John Merriman

Personal information
- Nationality: British (Welsh/English)
- Born: 27 June 1936 Watford, England
- Died: 30 September 1999 (aged 63) Highworth, England
- Height: 171 cm (5 ft 7 in)
- Weight: 60 kg (132 lb)

Sport
- Sport: Athletics
- Event: Long-distance running / cross-country
- Club: Watford Harriers

Medal record
Representing
Commonwealth Games
| Silver medal – second place | 1958 Cardiff | Men's 6 miles |
| Bronze medal – third place | 1962 Perth | Men's 6 miles |

= John Merriman (athlete) =

British long-distance runner

John Linden Merriman (27 June 1936 - 30 September 1999) was a British long-distance runner, who competed at the 1960 Summer Olympics.

== Biography ==
Merriman was a member of the Watford Athletics Club and represented the 1958 Welsh team at the 1958 British Empire and Commonwealth Games in Cardiff, Wales, where he participated in two events; the three mile race and 6 miles event and won the silver medal.

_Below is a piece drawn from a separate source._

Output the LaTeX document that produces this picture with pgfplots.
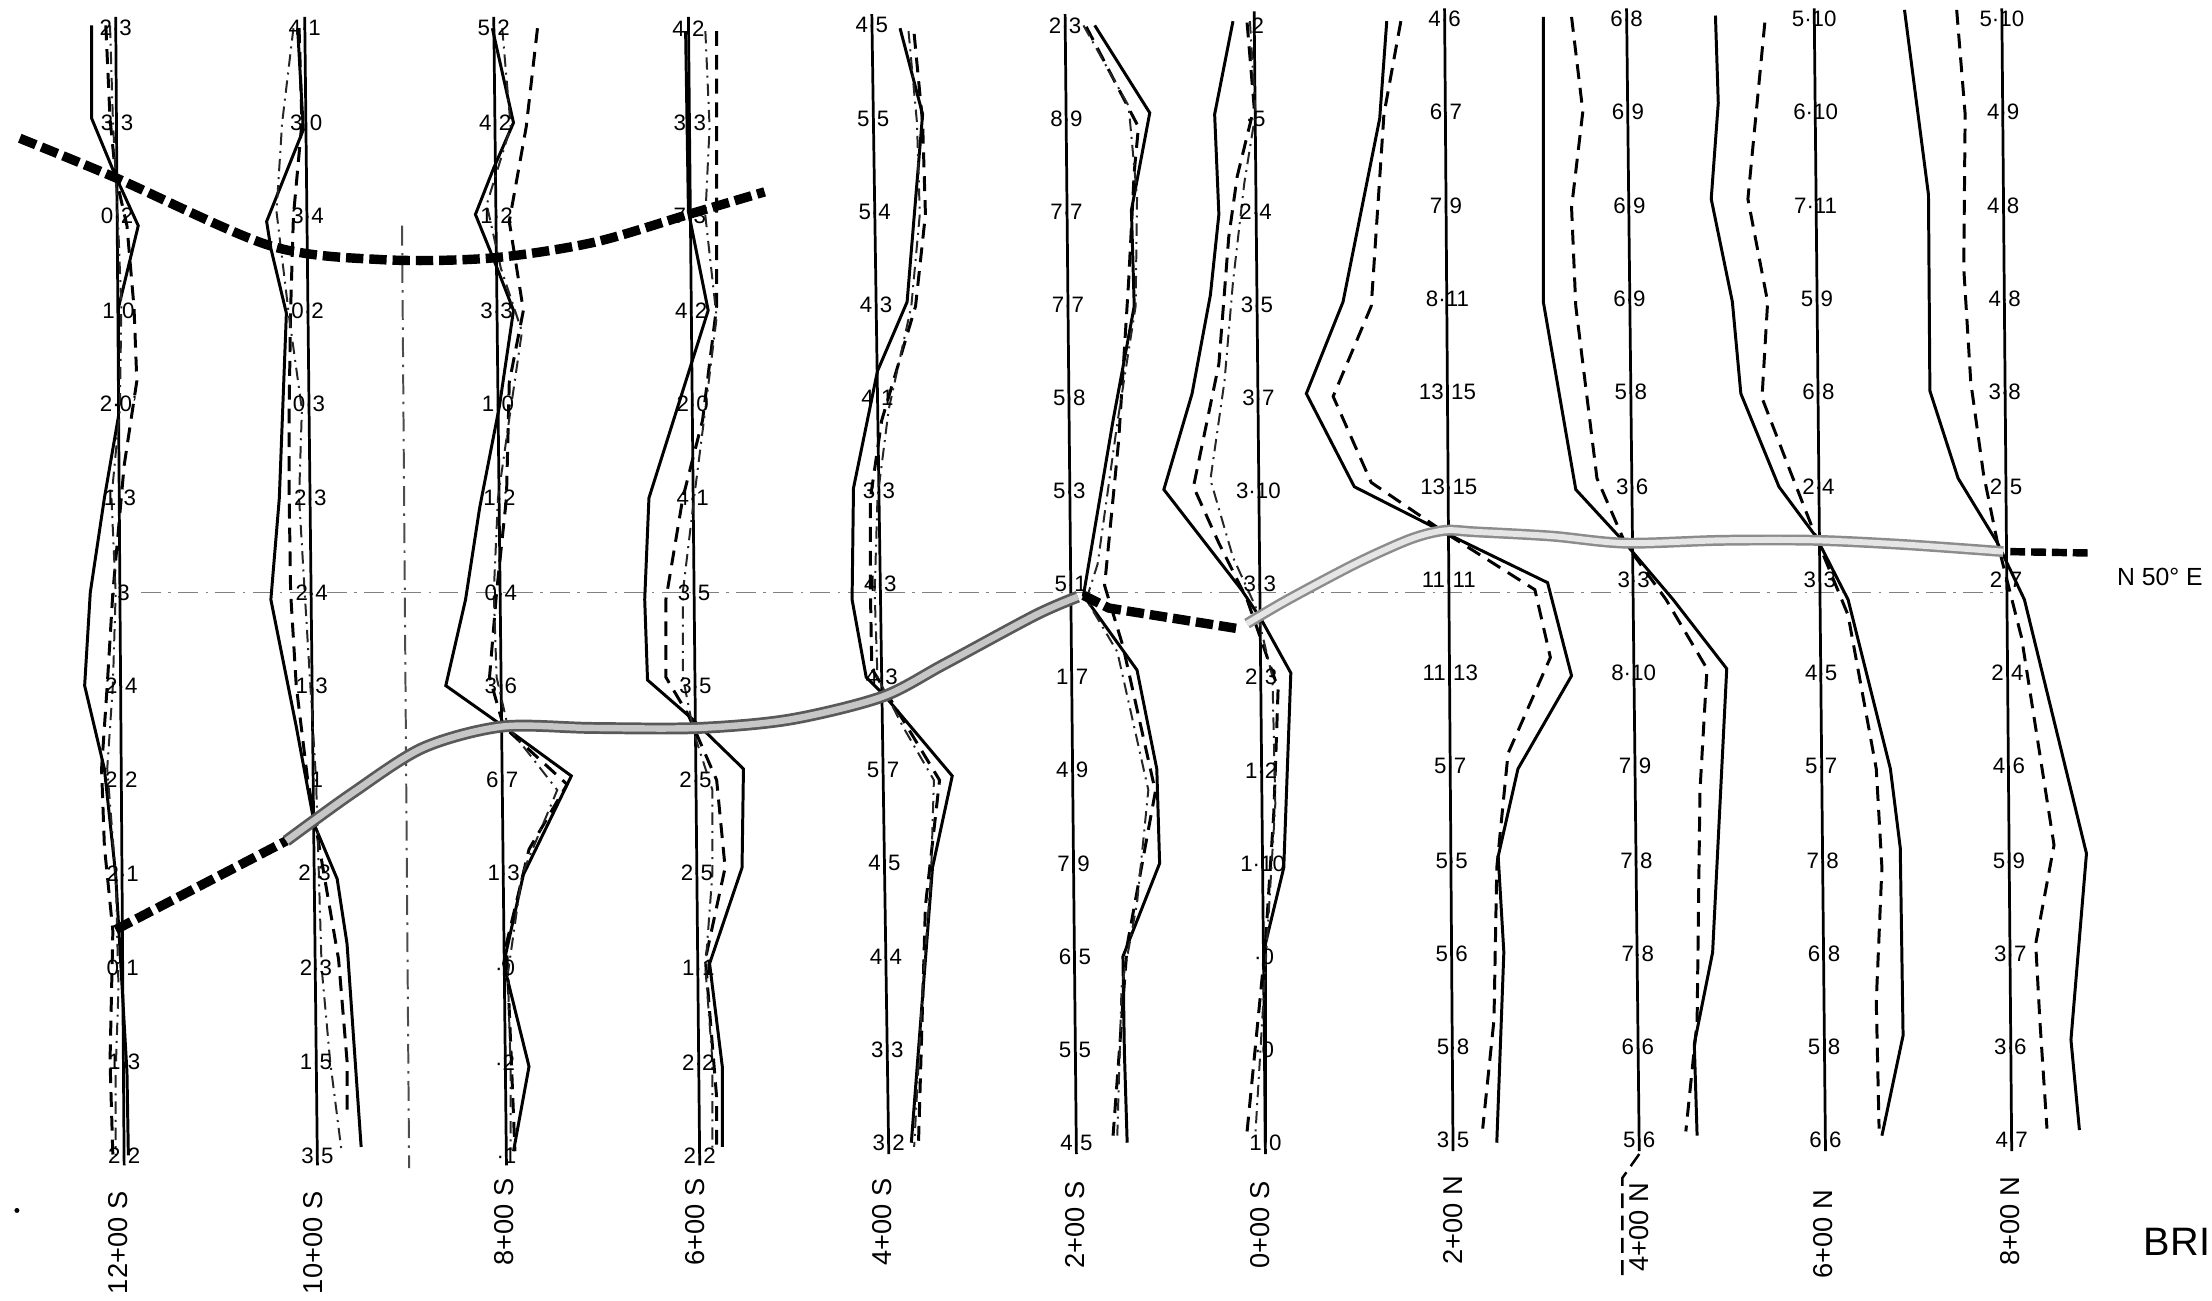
\documentclass[border=0pt]{standalone}
\usepackage{pgfplots}
\pgfplotsset{compat=1.18}
\usepackage{fontspec}
\setmainfont{Liberation Sans}
\pgfplotsset{
  sol/.style={black, line width=0.6pt, no marks},
  dsh/.style={black, line width=0.6pt, dash pattern=on 3pt off 1.8pt, no marks},
  ddt/.style={black!85, line width=0.4pt, dash pattern=on 2.5pt off 1.2pt on 0.4pt off 1.2pt, no marks},
  ctr/.style={black, line width=0.55pt, no marks},
  lbl/.style={draw=none, no marks, point meta=explicit symbolic, nodes near coords,
    every node near coord/.append style={font=\fontsize{4.5}{5}\selectfont, inner sep=0pt, anchor=center}},
  conductor/.style={black, line width=1.9pt, dash pattern=on 3.5pt off 1.2pt, no marks},
}
\begin{document}
\begin{tikzpicture}
\begin{axis}[name=ax, width=15.68cm, height=9.22cm, scale only axis,
  xmin=0, xmax=1568, ymin=0, ymax=922, y dir=reverse, hide axis, clip=false]

% reference lines
\addplot[gray, line width=0.35pt, dash pattern=on 4pt off 1.5pt on 0.5pt off 1.5pt, no marks] coordinates {(100,420) (1420,420)};
\addplot[black!70, line width=0.4pt, dash pattern=on 4pt off 1.5pt on 0.5pt off 1.5pt, no marks] coordinates {(285,160) (290,828)};
\addplot[black, line width=0.5pt, dash pattern=on 3pt off 1.5pt, no marks] coordinates {(1162,818) (1150,835) (1150,905)};

% centre lines
\addplot[ctr] coordinates {(82,12) (88,826)};
\addplot[ctr] coordinates {(216,12) (225,826)};
\addplot[ctr] coordinates {(350,12) (359,826)};
\addplot[ctr] coordinates {(488,12) (496,826)};
\addplot[ctr] coordinates {(618,10) (630,818)};
\addplot[ctr] coordinates {(755,10) (763,818)};
\addplot[ctr] coordinates {(889,8) (897,818)};
\addplot[ctr] coordinates {(1024,6) (1030,816)};
\addplot[ctr] coordinates {(1153,6) (1162,816)};
\addplot[ctr] coordinates {(1286,6) (1294,816)};
\addplot[ctr] coordinates {(1419,6) (1426,816)};

% 12+00S
\addplot[sol] coordinates {(65,18)(65,84)(82,125)(98,160)(84,218)(84,295)(74,353)(64,420)(60,486)(74,545)(82,620)(86,690)(90,760)(91,819)};
\addplot[dsh] coordinates {(75,18)(78,84)(82,125)(90,160)(95,218)(97,270)(88,330)(80,420)(76,486)(72,545)(74,600)(80,660)(78,752)(80,819)};
\addplot[ddt] coordinates {(78,18)(80,84)(82,125)(84,165)(86,218)(85,290)(79,353)(82,420)(80,486)(76,545)(82,620)(84,700)(82,760)(82,819)};
% 10+00S
\addplot[sol] coordinates {(211,20)(215,92)(189,157)(192,176)(203,222)(198,353)(192,425)(210,515)(223,585)(239,623)(246,669)(256,813)};
\addplot[dsh] coordinates {(212,20)(214,87)(208,153)(206,220)(205,287)(205,353)(206,420)(210,486)(218,552)(228,610)(240,680)(246,752)(246,790)};
\addplot[ddt] coordinates {(208,20)(200,87)(196,150)(205,225)(214,290)(212,353)(216,420)(220,486)(224,552)(226,619)(228,686)(234,752)(242,815)};
% 8+00S
\addplot[sol] coordinates {(349,20)(364,87)(350,119)(337,152)(350,184)(364,220)(354,288)(340,360)(330,425)(316,486)(357,515)(405,550)(371,620)(357,683)(375,756)(364,816)};
\addplot[dsh] coordinates {(381,20)(373,90)(361,157)(371,220)(361,271)(359,353)(352,420)(347,480)(357,515)(402,556)(375,602)(359,669)(362,740)(365,816)};
\addplot[ddt] coordinates {(356,20)(362,90)(345,145)(355,190)(370,235)(362,290)(353,353)(350,420)(352,480)(360,515)(395,560)(370,620)(360,690)(362,760)(362,815)};
% 6+00S
\addplot[sol] coordinates {(486,22)(488,150)(502,220)(460,353)(457,425)(459,482)(490,509)(527,545)(526,615)(503,683)(512,756)(512,813)};
\addplot[dsh] coordinates {(508,22)(508,217)(498,298)(484,353)(472,425)(472,480)(488,507)(508,553)(514,615)(500,680)(508,778)(508,813)};
\addplot[ddt] coordinates {(500,22)(503,90)(500,153)(508,225)(500,290)(492,353)(484,420)(484,480)(492,520)(505,560)(505,619)(500,686)(505,752)(505,815)};
% 4+00S
\addplot[sol] coordinates {(638,20)(654,81)(643,214)(622,263)(605,346)(604,425)(614,480)(627,493)(675,550)(661,615)(646,810)};
\addplot[dsh] coordinates {(648,24)(654,87)(656,152)(649,217)(625,298)(617,353)(617,420)(618,474)(646,520)(666,553)(656,642)(651,813)};
\addplot[ddt] coordinates {(644,22)(650,87)(652,152)(646,217)(630,290)(622,353)(620,420)(622,480)(640,515)(662,553)(660,620)(654,700)(648,813)};
% 2+00S
\addplot[sol] coordinates {(776,18)(815,80)(802,149)(804,217)(789,298)(768,422)(806,475)(820,545)(822,612)(796,678)(797,745)(799,810)};
\addplot[dsh] coordinates {(770,19)(807,90)(804,122)(800,200)(793,312)(783,415)(786,425)(796,458)(819,561)(799,670)(789,805)};
\addplot[ddt] coordinates {(768,18)(800,75)(806,140)(805,217)(792,300)(778,400)(770,425)(792,462)(814,560)(806,640)(795,700)(792,805)};
% 0+00S
\addplot[sol] coordinates {(874,15)(861,81)(864,152)(858,209)(845,279)(825,347)(880,418)(894,439)(915,477)(910,615)(897,669)(897,810)};
\addplot[dsh] coordinates {(884,16)(889,76)(877,125)(871,168)(864,258)(846,345)(864,385)(884,425)(906,488)(903,575)(897,669)(884,802)};
\addplot[ddt] coordinates {(886,15)(890,80)(882,130)(874,200)(868,270)(858,340)(874,395)(890,430)(902,480)(904,570)(898,669)(890,802)};
% 2+00N
\addplot[sol] coordinates {(983,15)(978,84)(952,214)(926,279)(960,345)(1025,378)(1097,413)(1114,479)(1076,545)(1062,607)(1066,675)(1061,810)};
\addplot[dsh] coordinates {(993,15)(981,81)(972,217)(945,281)(972,342)(1025,378)(1088,418)(1099,466)(1069,534)(1061,615)(1059,723)(1051,800)};
% 4+00N
\addplot[sol] coordinates {(1094,12)(1094,214)(1117,347)(1152,385)(1186,425)(1224,474)(1214,675)(1201,740)(1203,805)};
\addplot[dsh] coordinates {(1114,12)(1122,79)(1114,147)(1117,217)(1132,339)(1152,385)(1181,425)(1210,474)(1205,561)(1203,724)(1195,802)};
% 6+00N
\addplot[sol] coordinates {(1216,11)(1218,73)(1213,141)(1228,214)(1234,279)(1261,345)(1287,380)(1310,425)(1340,545)(1347,601)(1349,734)(1334,805)};
\addplot[dsh] coordinates {(1251,16)(1239,141)(1253,214)(1249,282)(1269,334)(1287,380)(1310,436)(1330,545)(1334,615)(1330,710)(1332,800)};
% 8+00N
\addplot[sol] coordinates {(1350,7)(1367,138)(1368,277)(1388,339)(1416,385)(1435,425)(1479,605)(1468,737)(1474,801)};
\addplot[dsh] coordinates {(1387,7)(1393,81)(1392,190)(1397,271)(1406,336)(1416,385)(1433,452)(1456,599)(1443,669)(1446,724)(1451,800)};

% conductor axes
\addplot[conductor, smooth] coordinates {(14,98)(82,126)(191,174)(270,184)(347,183)(420,172)(488,152)(542,136)};
\addplot[conductor] coordinates {(82,659)(203,596)};
\addplot[black!65, line width=2.4pt, smooth, no marks] coordinates {(203,596)(250,562)(300,530)(356,515)(420,516)(495,516)(560,510)(625,494)(669,471)(734,436)(764,423)};
\addplot[gray!45, line width=1.3pt, smooth, no marks] coordinates {(203,596)(250,562)(300,530)(356,515)(420,516)(495,516)(560,510)(625,494)(669,471)(734,436)(764,423)};
\addplot[conductor] coordinates {(768,422)(786,431)(830,438)(880,446)};
\addplot[black!45, line width=2.2pt, smooth, no marks] coordinates {(884,442)(913,425)(962,399)(1000,382)(1024,376)(1046,377)(1100,380)(1152,385)(1220,383)(1287,383)(1350,386)(1420,391)};
\addplot[gray!20, line width=1.2pt, smooth, no marks] coordinates {(884,442)(913,425)(962,399)(1000,382)(1024,376)(1046,377)(1100,380)(1152,385)(1220,383)(1287,383)(1350,386)(1420,391)};
\addplot[black, line width=1.5pt, dash pattern=on 3pt off 1.2pt, no marks] coordinates {(1425,391)(1482,392)};

% station values
\addplot[lbl] coordinates {(82,20)[2·3] (83,87)[3·3] (83,153)[0·2] (84,220)[1·0] (84,286)[2·0'] (85,353)[1·3] (85,420)[·3] (86,486)[2·4] (86,553)[2·2] (87,619)[2·1] (87,686)[0·1] (88,753)[1·3] (88,819)[2·2]};
\addplot[lbl] coordinates {(216,20)[4·1] (217,87)[3·0] (218,153)[3·4] (218,220)[0·2] (219,286)[0·3] (220,353)[2·3] (221,420)[2·4] (221,486)[1·3] (222,553)[·1] (223,619)[2·3] (224,686)[2·3] (224,753)[1·5] (225,819)[3·5]};
\addplot[lbl] coordinates {(350,20)[5·2] (351,87)[4·2] (352,153)[1·2] (352,220)[3·3] (353,286)[1·0] (354,353)[1·2] (355,420)[0·4] (355,486)[3·6] (356,553)[6·7] (357,619)[1·3] (358,686)[·0] (358,753)[·2] (359,819)[·1]};
\addplot[lbl] coordinates {(488,20)[4·2] (489,87)[3·3] (489,153)[7·3] (490,220)[4·2] (491,286)[2·0] (491,353)[4·1] (492,420)[3·5] (493,486)[3·5] (493,553)[2·5] (494,619)[2·5] (495,686)[1·1] (495,753)[2·2] (496,819)[2·2]};
\addplot[lbl] coordinates {(618,18)[4·5] (619,84)[5·5] (620,150)[5·4] (621,216)[4·3] (622,282)[4·1] (623,348)[3·3] (624,414)[4·3] (625,480)[4·3] (626,546)[5·7] (627,612)[4·5] (628,678)[4·4] (629,744)[3·3] (630,810)[3·2]};
\addplot[lbl] coordinates {(755,18)[2·3] (756,84)[8·9] (756,150)[7·7] (757,216)[7·7] (758,282)[5·8] (758,348)[5·3] (759,414)[5·1] (760,480)[1·7] (760,546)[4·9] (761,612)[7·9] (762,678)[6·5] (762,744)[5·5] (763,810)[4·5]};
\addplot[lbl] coordinates {(889,18)[·2] (890,84)[·5] (890,150)[2·4] (891,216)[3·5] (892,282)[3·7] (892,348)[3·10] (893,414)[3·3] (894,480)[2·3] (894,546)[1·2] (895,612)[1·10] (896,678)[·0] (896,744)[·0] (897,810)[1·0]};
\addplot[lbl] coordinates {(1024,13)[4·6] (1025,79)[6·7] (1025,146)[7·9] (1026,212)[8·11] (1026,278)[13·15] (1027,345)[13·15] (1027,411)[11·11] (1028,477)[11·13] (1028,543)[5·7] (1029,610)[5·5] (1029,676)[5·6] (1030,742)[5·8] (1030,808)[3·5]};
\addplot[lbl] coordinates {(1153,13)[6·8] (1154,79)[6·9] (1155,146)[6·9] (1155,212)[6·9] (1156,278)[5·8] (1157,345)[3·6] (1158,411)[3·3] (1158,477)[8·10] (1159,543)[7·9] (1160,610)[7·8] (1161,676)[7·8] (1161,742)[6·6] (1162,808)[5·6]};
\addplot[lbl] coordinates {(1286,13)[5·10] (1287,79)[6·10] (1287,146)[7·11] (1288,212)[5·9] (1289,278)[6·8] (1289,345)[2·4] (1290,411)[3·3] (1291,477)[4·5] (1291,543)[5·7] (1292,610)[7·8] (1293,676)[6·8] (1293,742)[5·8] (1294,808)[6·6]};
\addplot[lbl] coordinates {(1419,13)[5·10] (1420,79)[4·9] (1420,146)[4·8] (1421,212)[4·8] (1421,278)[3·8] (1422,345)[2·5] (1422,411)[2·7] (1423,477)[2·4] (1424,543)[4·6] (1424,610)[5·9] (1425,676)[3·7] (1425,742)[3·6] (1426,808)[4·7]};

% station names
\begin{scope}[every node/.style={rotate=90, anchor=west, inner sep=0pt, font=\fontsize{5.5}{6}\selectfont}]
\node at (axis cs:84,918) {12+00 S};
\node at (axis cs:222,918) {10+00 S};
\node at (axis cs:357,898) {8+00 S};
\node at (axis cs:493,898) {6+00 S};
\node at (axis cs:625,898) {4+00 S};
\node at (axis cs:762,900) {2+00 S};
\node at (axis cs:893,900) {0+00 S};
\node at (axis cs:1030,897) {2+00 N};
\node at (axis cs:1162,902) {4+00 N};
\node at (axis cs:1292,907) {6+00 N};
\node at (axis cs:1425,898) {8+00 N};
\end{scope}
\node[anchor=west, inner sep=0pt, font=\fontsize{5}{6}\selectfont] at (axis cs:1500,409) {N 50° E};
\node[anchor=west, inner sep=0pt, font=\fontsize{8}{9}\selectfont] at (axis cs:1519,880) {BRI};
\fill (axis cs:12,858) circle (0.5pt);
\end{axis}
\pgfresetboundingbox
\useasboundingbox (ax.south west) rectangle (ax.north east);
\end{tikzpicture}
\end{document}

At the 1960 Olympic Games in Rome, Merriman competed in the men's 10,000 metres.

A second Commonwealth Games appearance ensued when he represented the 1962 Welsh team at the 1962 British Empire and Commonwealth Games in Perth, Australia, where he participated in the 6 miles race, winning a bronze medal.

Merriman also competed in cross-country events.